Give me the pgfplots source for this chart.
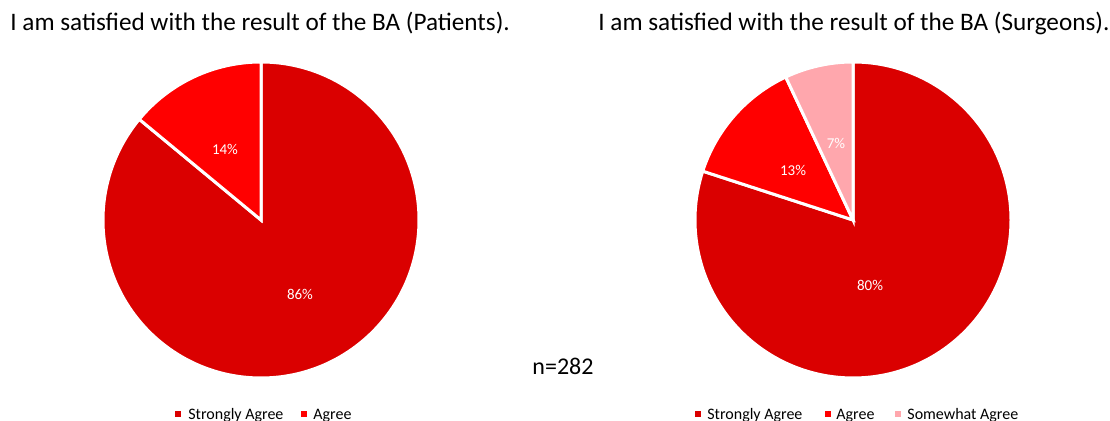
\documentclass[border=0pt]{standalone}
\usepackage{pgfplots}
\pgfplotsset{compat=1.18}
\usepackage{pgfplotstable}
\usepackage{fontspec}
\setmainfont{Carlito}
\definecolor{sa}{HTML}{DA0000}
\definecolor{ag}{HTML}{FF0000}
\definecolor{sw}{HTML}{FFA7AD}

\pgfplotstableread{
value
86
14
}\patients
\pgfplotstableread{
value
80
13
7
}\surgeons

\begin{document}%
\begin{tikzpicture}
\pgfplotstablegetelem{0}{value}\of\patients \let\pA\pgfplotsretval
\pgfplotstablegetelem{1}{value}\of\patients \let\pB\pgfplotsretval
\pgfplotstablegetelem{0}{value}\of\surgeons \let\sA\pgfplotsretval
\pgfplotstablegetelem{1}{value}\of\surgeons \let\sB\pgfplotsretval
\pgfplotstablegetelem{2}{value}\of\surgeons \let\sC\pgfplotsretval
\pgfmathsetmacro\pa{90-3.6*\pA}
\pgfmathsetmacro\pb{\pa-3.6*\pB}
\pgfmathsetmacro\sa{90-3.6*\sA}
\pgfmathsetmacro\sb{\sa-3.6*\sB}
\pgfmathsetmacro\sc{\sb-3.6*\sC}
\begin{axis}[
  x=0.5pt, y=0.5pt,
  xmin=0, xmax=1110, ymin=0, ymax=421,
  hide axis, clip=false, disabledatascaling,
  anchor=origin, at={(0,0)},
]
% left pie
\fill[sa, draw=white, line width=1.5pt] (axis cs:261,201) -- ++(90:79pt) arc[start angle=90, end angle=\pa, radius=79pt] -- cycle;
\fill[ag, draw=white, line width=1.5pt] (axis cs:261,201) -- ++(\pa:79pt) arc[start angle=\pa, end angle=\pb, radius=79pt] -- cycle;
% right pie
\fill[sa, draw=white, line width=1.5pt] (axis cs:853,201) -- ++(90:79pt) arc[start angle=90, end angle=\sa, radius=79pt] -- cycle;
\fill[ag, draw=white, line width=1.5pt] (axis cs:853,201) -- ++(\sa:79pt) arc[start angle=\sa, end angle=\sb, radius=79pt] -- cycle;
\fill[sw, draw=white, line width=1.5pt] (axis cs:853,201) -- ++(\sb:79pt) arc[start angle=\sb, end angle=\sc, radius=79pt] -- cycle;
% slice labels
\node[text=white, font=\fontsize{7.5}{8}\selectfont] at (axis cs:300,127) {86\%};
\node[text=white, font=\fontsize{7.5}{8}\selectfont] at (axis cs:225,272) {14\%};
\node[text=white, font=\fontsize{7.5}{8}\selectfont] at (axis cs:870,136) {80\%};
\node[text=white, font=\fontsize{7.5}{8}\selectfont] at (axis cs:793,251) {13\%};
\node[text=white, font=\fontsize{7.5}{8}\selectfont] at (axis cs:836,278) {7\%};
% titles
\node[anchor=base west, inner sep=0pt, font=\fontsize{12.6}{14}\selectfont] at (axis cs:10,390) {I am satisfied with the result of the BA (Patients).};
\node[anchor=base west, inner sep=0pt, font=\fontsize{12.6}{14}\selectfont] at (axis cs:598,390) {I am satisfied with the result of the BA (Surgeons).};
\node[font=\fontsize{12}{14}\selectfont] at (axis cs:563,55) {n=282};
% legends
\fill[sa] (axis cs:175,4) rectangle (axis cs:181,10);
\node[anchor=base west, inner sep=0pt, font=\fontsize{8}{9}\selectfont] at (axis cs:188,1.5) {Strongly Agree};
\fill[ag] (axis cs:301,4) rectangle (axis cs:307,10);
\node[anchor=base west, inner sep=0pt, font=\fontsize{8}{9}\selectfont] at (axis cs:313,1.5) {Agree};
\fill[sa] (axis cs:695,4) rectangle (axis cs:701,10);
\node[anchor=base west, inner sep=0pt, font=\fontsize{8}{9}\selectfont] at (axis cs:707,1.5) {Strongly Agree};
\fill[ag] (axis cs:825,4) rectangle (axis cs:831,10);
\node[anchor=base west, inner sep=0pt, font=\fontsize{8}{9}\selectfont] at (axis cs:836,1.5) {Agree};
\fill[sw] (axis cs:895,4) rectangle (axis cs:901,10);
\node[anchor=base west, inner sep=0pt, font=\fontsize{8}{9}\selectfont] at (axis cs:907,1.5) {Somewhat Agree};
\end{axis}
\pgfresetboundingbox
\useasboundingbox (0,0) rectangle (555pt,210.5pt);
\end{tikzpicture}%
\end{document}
= = = = = = =
Omitting all images, print the listing exactly.

Give me the pgfplots source for this chart.
\documentclass[border=0pt]{standalone}
\usepackage{pgfplots}
\pgfplotsset{compat=1.18}
\usepackage{pgfplotstable}
\usepackage{fontspec}
\setmainfont{Carlito}
\definecolor{sa}{HTML}{DA0000}
\definecolor{ag}{HTML}{FF0000}
\definecolor{sw}{HTML}{FFA7AD}

\pgfplotstableread{
value
86
14
}\patients
\pgfplotstableread{
value
80
13
7
}\surgeons

\begin{document}%
\begin{tikzpicture}
\pgfplotstablegetelem{0}{value}\of\patients \let\pA\pgfplotsretval
\pgfplotstablegetelem{1}{value}\of\patients \let\pB\pgfplotsretval
\pgfplotstablegetelem{0}{value}\of\surgeons \let\sA\pgfplotsretval
\pgfplotstablegetelem{1}{value}\of\surgeons \let\sB\pgfplotsretval
\pgfplotstablegetelem{2}{value}\of\surgeons \let\sC\pgfplotsretval
\pgfmathsetmacro\pa{90-3.6*\pA}
\pgfmathsetmacro\pb{\pa-3.6*\pB}
\pgfmathsetmacro\sa{90-3.6*\sA}
\pgfmathsetmacro\sb{\sa-3.6*\sB}
\pgfmathsetmacro\sc{\sb-3.6*\sC}
\begin{axis}[
  x=0.5pt, y=0.5pt,
  xmin=0, xmax=1110, ymin=0, ymax=421,
  hide axis, clip=false, disabledatascaling,
  anchor=origin, at={(0,0)},
]
% left pie
\fill[sa, draw=white, line width=1.5pt] (axis cs:261,201) -- ++(90:79pt) arc[start angle=90, end angle=\pa, radius=79pt] -- cycle;
\fill[ag, draw=white, line width=1.5pt] (axis cs:261,201) -- ++(\pa:79pt) arc[start angle=\pa, end angle=\pb, radius=79pt] -- cycle;
% right pie
\fill[sa, draw=white, line width=1.5pt] (axis cs:853,201) -- ++(90:79pt) arc[start angle=90, end angle=\sa, radius=79pt] -- cycle;
\fill[ag, draw=white, line width=1.5pt] (axis cs:853,201) -- ++(\sa:79pt) arc[start angle=\sa, end angle=\sb, radius=79pt] -- cycle;
\fill[sw, draw=white, line width=1.5pt] (axis cs:853,201) -- ++(\sb:79pt) arc[start angle=\sb, end angle=\sc, radius=79pt] -- cycle;
% slice labels
\node[text=white, font=\fontsize{7.5}{8}\selectfont] at (axis cs:300,127) {86\%};
\node[text=white, font=\fontsize{7.5}{8}\selectfont] at (axis cs:225,272) {14\%};
\node[text=white, font=\fontsize{7.5}{8}\selectfont] at (axis cs:870,136) {80\%};
\node[text=white, font=\fontsize{7.5}{8}\selectfont] at (axis cs:793,251) {13\%};
\node[text=white, font=\fontsize{7.5}{8}\selectfont] at (axis cs:836,278) {7\%};
% titles
\node[anchor=base west, inner sep=0pt, font=\fontsize{12.6}{14}\selectfont] at (axis cs:10,390) {I am satisfied with the result of the BA (Patients).};
\node[anchor=base west, inner sep=0pt, font=\fontsize{12.6}{14}\selectfont] at (axis cs:598,390) {I am satisfied with the result of the BA (Surgeons).};
\node[font=\fontsize{12}{14}\selectfont] at (axis cs:563,55) {n=282};
% legends
\fill[sa] (axis cs:175,4) rectangle (axis cs:181,10);
\node[anchor=base west, inner sep=0pt, font=\fontsize{8}{9}\selectfont] at (axis cs:188,1.5) {Strongly Agree};
\fill[ag] (axis cs:301,4) rectangle (axis cs:307,10);
\node[anchor=base west, inner sep=0pt, font=\fontsize{8}{9}\selectfont] at (axis cs:313,1.5) {Agree};
\fill[sa] (axis cs:695,4) rectangle (axis cs:701,10);
\node[anchor=base west, inner sep=0pt, font=\fontsize{8}{9}\selectfont] at (axis cs:707,1.5) {Strongly Agree};
\fill[ag] (axis cs:825,4) rectangle (axis cs:831,10);
\node[anchor=base west, inner sep=0pt, font=\fontsize{8}{9}\selectfont] at (axis cs:836,1.5) {Agree};
\fill[sw] (axis cs:895,4) rectangle (axis cs:901,10);
\node[anchor=base west, inner sep=0pt, font=\fontsize{8}{9}\selectfont] at (axis cs:907,1.5) {Somewhat Agree};
\end{axis}
\pgfresetboundingbox
\useasboundingbox (0,0) rectangle (555pt,210.5pt);
\end{tikzpicture}%
\end{document}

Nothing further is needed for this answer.